## START

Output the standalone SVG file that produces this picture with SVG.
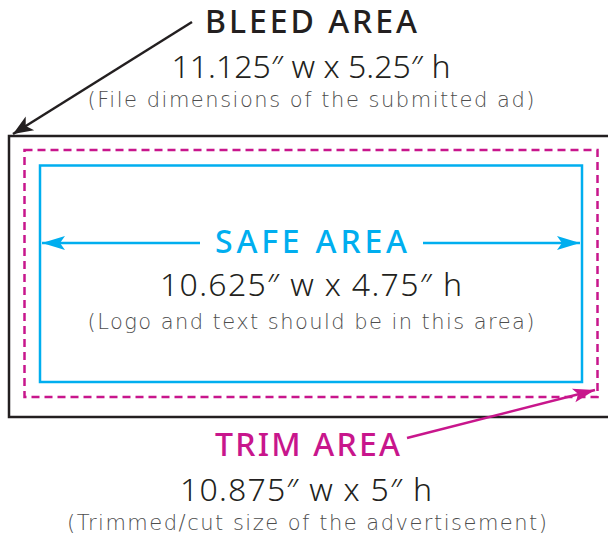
<svg xmlns="http://www.w3.org/2000/svg" width="608" height="537" viewBox="0 0 608 537">
<style>
  text { font-family: "DejaVu Sans", "Noto Sans", "Liberation Sans", sans-serif; text-anchor: middle; }
  .title { font-family: "Noto Sans", "DejaVu Sans", sans-serif; font-size: 32px; font-weight: 500; }
  .dim { font-family: "Noto Sans", "DejaVu Sans", sans-serif; font-size: 32px; fill: #231f20; font-weight: 300; }
  .note { font-size: 21px; fill: #4d4d4d; font-weight: 200; }
  .bleed { fill: #231f20; }
  .safe { fill: #00aeef; }
  .trim { fill: #c8168c; }
</style>
<defs>
  <marker id="hBlack" markerUnits="userSpaceOnUse" viewBox="-22 -9 24 18" refX="0" refY="0" markerWidth="24" markerHeight="18" orient="auto">
    <path d="M0,0 L-20,-8 L-15,0 L-20,8 Z" fill="#231f20"/>
  </marker>
  <marker id="hCyan" markerUnits="userSpaceOnUse" viewBox="-24 -9 26 18" refX="0" refY="0" markerWidth="26" markerHeight="18" orient="auto">
    <path d="M0,0 L-23,-7 L-18,0 L-23,7 Z" fill="#00aeef"/>
  </marker>
  <marker id="hMag" markerUnits="userSpaceOnUse" viewBox="-24 -9 26 18" refX="0" refY="0" markerWidth="26" markerHeight="18" orient="auto">
    <path d="M0,0 L-22,-7 L-17,0 L-22,7 Z" fill="#c8168c"/>
  </marker>
</defs>

<g id="bleed-area">
  <rect x="9" y="136" width="620" height="281" fill="none" stroke="#231f20" stroke-width="2.5"/>
</g>
<g id="trim-area">
  <rect x="24.5" y="150" width="573" height="247" fill="none" stroke="#c8168c" stroke-width="2.5" stroke-dasharray="8 5"/>
</g>
<g id="safe-area">
  <rect x="40" y="165.5" width="542" height="216.5" fill="none" stroke="#00aeef" stroke-width="2.5"/>
</g>

<g id="connectors">
  <line x1="192" y1="22" x2="13" y2="134" stroke="#231f20" stroke-width="2.5" marker-end="url(#hBlack)"/>
  <line x1="200" y1="243" x2="42" y2="243" stroke="#00aeef" stroke-width="2.5" marker-end="url(#hCyan)"/>
  <line x1="423" y1="243" x2="580" y2="243" stroke="#00aeef" stroke-width="2.5" marker-end="url(#hCyan)"/>
  <line x1="407" y1="438" x2="595" y2="390" stroke="#c8168c" stroke-width="2.5" marker-end="url(#hMag)"/>
</g>

<g id="bleed-label">
  <text class="title bleed" x="311" y="33" textLength="212" lengthAdjust="spacing">BLEED AREA</text>
  <text class="dim" x="311" y="78" textLength="279" lengthAdjust="spacing">11.125″ w x 5.25″ h</text>
  <text class="note" x="311" y="107" textLength="447" lengthAdjust="spacing">(File dimensions of the submitted ad)</text>
</g>
<g id="safe-label">
  <text class="title safe" x="311" y="253" textLength="192" lengthAdjust="spacing">SAFE AREA</text>
  <text class="dim" x="311" y="296" textLength="302" lengthAdjust="spacing">10.625″ w x 4.75″ h</text>
  <text class="note" x="311" y="329" textLength="447" lengthAdjust="spacing">(Logo and text should be in this area)</text>
</g>
<g id="trim-label">
  <text class="title trim" x="307.5" y="456" textLength="185" lengthAdjust="spacing">TRIM AREA</text>
  <text class="dim" x="306" y="501" textLength="252" lengthAdjust="spacing">10.875″ w x 5″ h</text>
  <text class="note" x="307" y="530" textLength="480" lengthAdjust="spacing">(Trimmed/cut size of the advertisement)</text>
</g>
</svg>
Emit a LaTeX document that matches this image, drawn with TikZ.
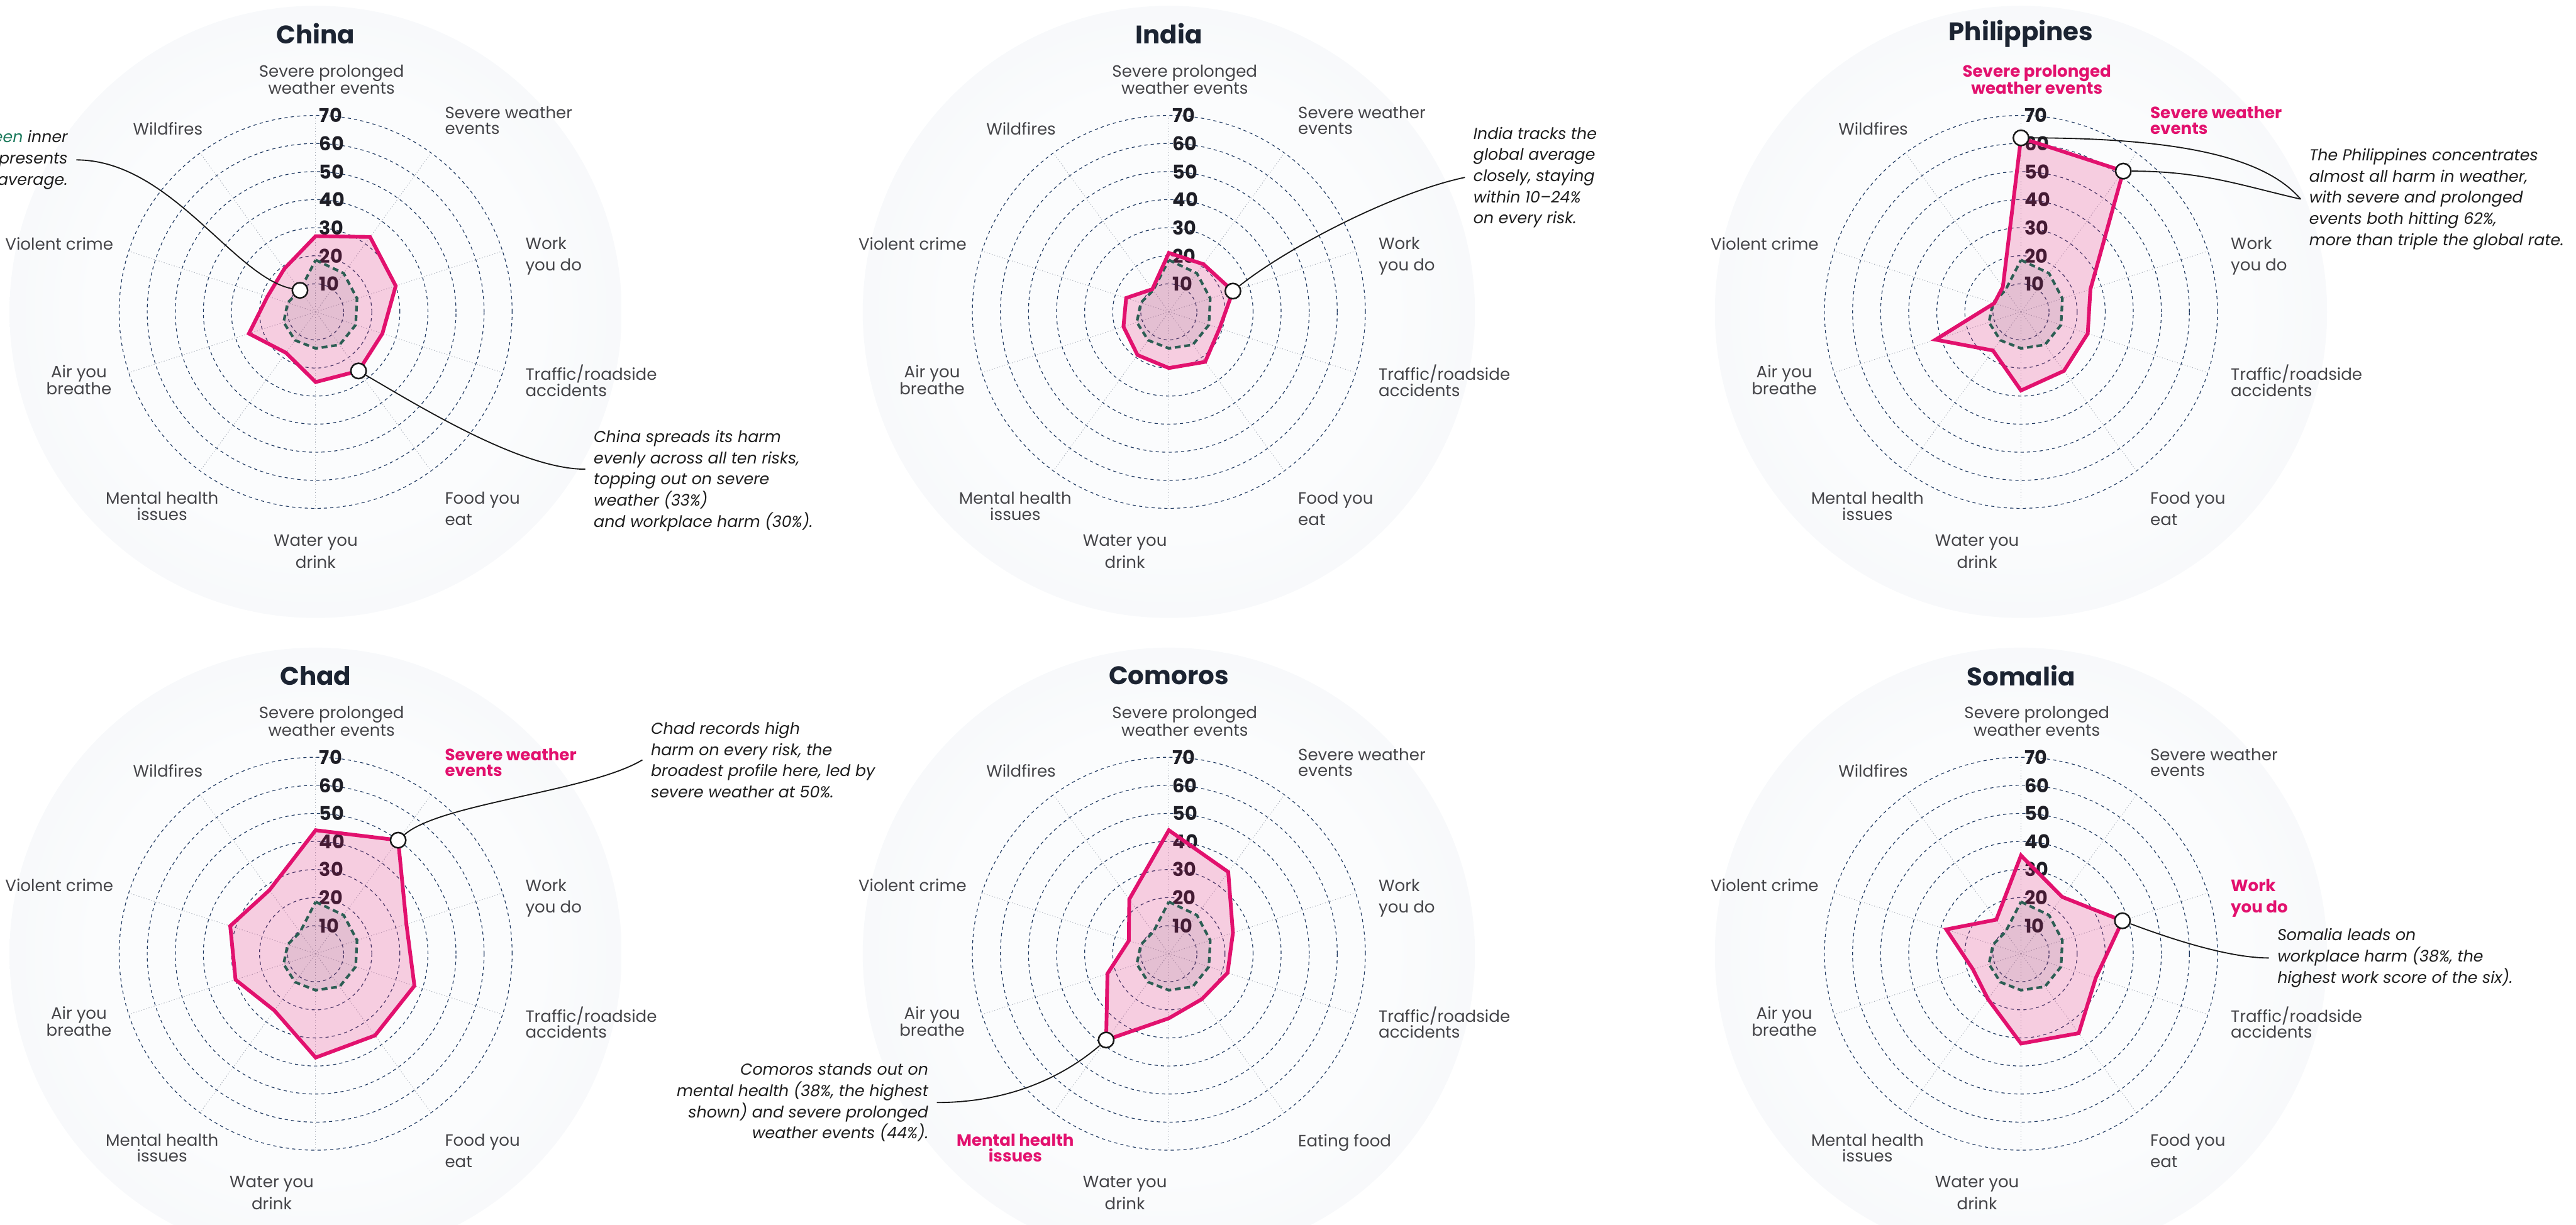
\documentclass[tikz,border=0pt]{standalone}
\usepackage{fontspec}
\setmainfont{Poppins}
\usepackage{xcolor}
\usepackage{tikz}

\definecolor{discin}{RGB}{251,252,253}
\definecolor{discout}{RGB}{235,238,242}
\definecolor{harm}{RGB}{226,17,110}
\definecolor{avggreen}{RGB}{44,94,84}
\definecolor{notegreen}{RGB}{27,122,92}
\definecolor{ringblue}{RGB}{32,58,98}
\definecolor{labgrey}{RGB}{68,68,72}
\definecolor{inkdark}{RGB}{28,36,50}

\pgfdeclareradialshading{discshade}{\pgfpoint{0bp}{0bp}}{%
  color(0bp)=(discin); color(18bp)=(discin);
  color(50bp)=(discout); color(60bp)=(discout)}

\begin{document}
\begin{tikzpicture}[
  x=1pt, y=1pt,
  disc/.style={shading=discshade},
  ring/.style={draw=ringblue, line width=1.4pt,
    dash pattern=on 6pt off 6pt},
  spoke/.style={draw={rgb,255:red,170;green,176;blue,186},
    line width=1.2pt, dash pattern=on 1.5pt off 3.5pt},
  scalelab/.style={anchor=west, inner sep=0pt,
    text={rgb,255:red,30;green,30;blue,38},
    font=\fontsize{36}{36}\selectfont\bfseries},
  axlab/.style={inner sep=0pt, text=labgrey,
    font=\fontsize{31}{30}\selectfont},
  axlabhl/.style={text=harm, font=\fontsize{31}{30}\selectfont\bfseries},
  charttitle/.style={inner sep=0pt, text=inkdark,
    font=\fontsize{48}{48}\selectfont\bfseries},
  cfill/.style={fill=harm, fill opacity=0.2},
  cline/.style={draw=harm, line width=7pt},
  afill/.style={fill={rgb,255:red,50;green,50;blue,70}, fill opacity=0.09},
  aline/.style={draw=avggreen, line width=5pt,
    dash pattern=on 11pt off 7pt},
  hotspot/.style={circle, draw={rgb,255:red,25;green,25;blue,25},
    fill=white, line width=3pt, minimum size=29pt, inner sep=0pt},
  note/.style={inner xsep=16pt, inner ysep=0pt,
    text={rgb,255:red,30;green,30;blue,30},
    font=\fontsize{30}{40}\selectfont\itshape},
  link/.style={draw={rgb,255:red,25;green,25;blue,25}, line width=2.2pt},
  hl-philippines-0/.style={axlabhl},
  hl-philippines-1/.style={axlabhl},
  hl-chad-1/.style={axlabhl},
  hl-comoros-6/.style={axlabhl},
  hl-somalia-2/.style={axlabhl},
]

  %% ── Canvas ──────────────────────────────────────────────────
  \useasboundingbox (0,0) rectangle (4864,2313);

  %% ── Chart centres ───────────────────────────────────────────
  \coordinate (china)       at (596,1724);
  \coordinate (india)       at (2207,1724);
  \coordinate (philippines) at (3816,1724);
  \coordinate (chad)        at (596,512);
  \coordinate (comoros)     at (2207,512);
  \coordinate (somalia)     at (3816,512);

  %% ── Radar charts ────────────────────────────────────────────
  \foreach \c/\ttl/\vals/\food/\wx in {
      china/China/{27,33,30,25,26,25,18,25,18,19}/{Food you\\[10pt]eat}/0,
      india/India/{21,21,24,19,22,20,19,17,16,10}/{Food you\\[10pt]eat}/-83,
      philippines/Philippines/{62,62,26,25,26,28,17,32,10,11}/{Food you\\[10pt]eat}/-83,
      chad/Chad/{44,50,34,37,36,37,25,30,32,28}/{Food you\\[10pt]eat}/-83,
      comoros/Comoros/{44,36,24,22,20,23,38,23,15,24}/{Eating food}/-83,
      somalia/Somalia/{35,25,38,28,35,32,20,18,28,15}/{Food you\\[10pt]eat}/-83} {

    \shade[disc] (\c) circle (578);
    \foreach \r in {1,...,7}
      \draw[ring] (\c) circle (53*\r);
    \foreach \k in {0,...,9}
      \draw[spoke] (\c) -- ++(90-36*\k:371);
    \foreach \r in {1,...,7}
      \node[scalelab] (\c-s\r) at ([shift={(7,53*\r)}]\c) {\r0};

    \node[charttitle] (\c-title) at ([shift={(0,525)}]\c) {\ttl};

    \foreach \k/\dx/\dy/\anc/\al/\txt in {
        0/30/467/north/center/{Severe prolonged\\weather events},
        1/244/388/north west/left/{Severe weather\\events},
        2/396/141/north west/left/{Work\\[10pt]you do},
        3/396/-100/north west/left/{Traffic/roadside\\accidents},
        4/244/-340/north west/left/{\food},
        5/\wx/-420/north/center/{Water you\\[9pt]drink},
        6/-290/-340/north/center/{Mental health\\issues},
        7/-447/-100/north/center/{Air you\\breathe},
        8/-382/141/north east/right/{Violent crime},
        9/-279/358/north/center/{Wildfires}}
      \node[axlab, anchor=\anc, align=\al, hl-\c-\k/.try]
        (\c-lab\k) at ([shift={(\dx,\dy)}]\c) {\txt};

    \foreach \v [count=\k from 0] in \vals
      \coordinate (\c-\k) at ([shift={(90-36*\k:5.3*\v)}]\c);
    \foreach \v [count=\k from 0] in {18.5,17,15.5,15,14.5,13,12.5,12,10.5,9.5}
      \coordinate (\c-a\k) at ([shift={(90-36*\k:5.3*\v)}]\c);

    \fill[cfill] (\c-0) \foreach \k in {1,...,9} {-- (\c-\k)} -- cycle;
    \fill[afill] (\c-a0) \foreach \k in {1,...,9} {-- (\c-a\k)} -- cycle;
    \draw[aline] (\c-a0) \foreach \k in {1,...,9} {-- (\c-a\k)} -- cycle;
    \draw[cline] (\c-0) \foreach \k in {1,...,9} {-- (\c-\k)} -- cycle;
  }

  %% ── Notes ───────────────────────────────────────────────────
  \node[note, anchor=east, align=right] (chinaL) at (144,2011)
    {The \textcolor{notegreen}{green} inner\\shape represents\\the global average.};
  \node[note, anchor=west, align=left] (chinaR) at (1105,1405)
    {China spreads its harm\\evenly across all ten risks,\\topping out on severe\\weather (33\%)\\and workplace harm (30\%).};
  \node[note, anchor=west, align=left] (indiaN) at (2766,1978)
    {India tracks the\\global average\\closely, staying\\within 10--24\%\\on every risk.};
  \node[note, anchor=west, align=left] (philN) at (4344,1937)
    {The Philippines concentrates\\almost all harm in weather,\\with severe and prolonged\\events both hitting 62\%,\\more than triple the global rate.};
  \node[note, anchor=west, align=left] (chadN) at (1213,878)
    {Chad records high\\harm on every risk, the\\broadest profile here, led by\\severe weather at 50\%.};
  \node[note, anchor=east, align=right] (comN) at (1769,231)
    {Comoros stands out on\\mental health (38\%, the highest\\shown) and severe prolonged\\weather events (44\%).};
  \node[note, anchor=west, align=left] (somN) at (4284,504)
    {Somalia leads on\\workplace harm (38\%, the\\highest work score of the six).};

  %% ── Hotspots ────────────────────────────────────────────────
  \node[hotspot] (hs-chinaA)  at (china-a9)      {};
  \node[hotspot] (hs-china)   at (china-4)       {};
  \node[hotspot] (hs-india)   at (india-2)       {};
  \node[hotspot] (hs-phil0)   at (philippines-0) {};
  \node[hotspot] (hs-phil1)   at (philippines-1) {};
  \node[hotspot] (hs-chad)    at (chad-1)        {};
  \node[hotspot] (hs-comoros) at (comoros-6)     {};
  \node[hotspot] (hs-somalia) at (somalia-2)     {};

  %% ── Links ───────────────────────────────────────────────────
  \draw[link] (chinaL.east) .. controls +(177,0) and +(-126,26) .. (hs-chinaA);
  \draw[link] (hs-china) .. controls +(120,-70) and +(-120,0) .. ([yshift=22]chinaR.west);
  \draw[link] (hs-india) .. controls +(100,80) and +(-140,-30) .. (indiaN.west);
  \draw[link] (hs-phil0) .. controls +(330,0) and +(-60,70) .. (philN.west);
  \draw[link] (hs-phil1) .. controls +(150,0) and +(-110,25) .. (philN.west);
  \draw[link] (hs-chad) .. controls +(80,70) and +(-100,-60) .. (chadN.west);
  \draw[link] (comN.east) .. controls +(150,0) and +(-70,-60) .. (hs-comoros);
  \draw[link] (hs-somalia) .. controls +(80,-30) and +(-80,0) .. (somN.west);

\end{tikzpicture}
\end{document}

## END

Copy out only the lines from the one containing "Emit a LaTeX" through the one containing "(0,0) rectangle (4864,2313);", exactly, with both ends. Any picture is left out.

- EXERCISE ANSWER:
Emit a LaTeX document that matches this image, drawn with TikZ.
\documentclass[tikz,border=0pt]{standalone}
\usepackage{fontspec}
\setmainfont{Poppins}
\usepackage{xcolor}
\usepackage{tikz}

\definecolor{discin}{RGB}{251,252,253}
\definecolor{discout}{RGB}{235,238,242}
\definecolor{harm}{RGB}{226,17,110}
\definecolor{avggreen}{RGB}{44,94,84}
\definecolor{notegreen}{RGB}{27,122,92}
\definecolor{ringblue}{RGB}{32,58,98}
\definecolor{labgrey}{RGB}{68,68,72}
\definecolor{inkdark}{RGB}{28,36,50}

\pgfdeclareradialshading{discshade}{\pgfpoint{0bp}{0bp}}{%
  color(0bp)=(discin); color(18bp)=(discin);
  color(50bp)=(discout); color(60bp)=(discout)}

\begin{document}
\begin{tikzpicture}[
  x=1pt, y=1pt,
  disc/.style={shading=discshade},
  ring/.style={draw=ringblue, line width=1.4pt,
    dash pattern=on 6pt off 6pt},
  spoke/.style={draw={rgb,255:red,170;green,176;blue,186},
    line width=1.2pt, dash pattern=on 1.5pt off 3.5pt},
  scalelab/.style={anchor=west, inner sep=0pt,
    text={rgb,255:red,30;green,30;blue,38},
    font=\fontsize{36}{36}\selectfont\bfseries},
  axlab/.style={inner sep=0pt, text=labgrey,
    font=\fontsize{31}{30}\selectfont},
  axlabhl/.style={text=harm, font=\fontsize{31}{30}\selectfont\bfseries},
  charttitle/.style={inner sep=0pt, text=inkdark,
    font=\fontsize{48}{48}\selectfont\bfseries},
  cfill/.style={fill=harm, fill opacity=0.2},
  cline/.style={draw=harm, line width=7pt},
  afill/.style={fill={rgb,255:red,50;green,50;blue,70}, fill opacity=0.09},
  aline/.style={draw=avggreen, line width=5pt,
    dash pattern=on 11pt off 7pt},
  hotspot/.style={circle, draw={rgb,255:red,25;green,25;blue,25},
    fill=white, line width=3pt, minimum size=29pt, inner sep=0pt},
  note/.style={inner xsep=16pt, inner ysep=0pt,
    text={rgb,255:red,30;green,30;blue,30},
    font=\fontsize{30}{40}\selectfont\itshape},
  link/.style={draw={rgb,255:red,25;green,25;blue,25}, line width=2.2pt},
  hl-philippines-0/.style={axlabhl},
  hl-philippines-1/.style={axlabhl},
  hl-chad-1/.style={axlabhl},
  hl-comoros-6/.style={axlabhl},
  hl-somalia-2/.style={axlabhl},
]

  %% ── Canvas ──────────────────────────────────────────────────
  \useasboundingbox (0,0) rectangle (4864,2313);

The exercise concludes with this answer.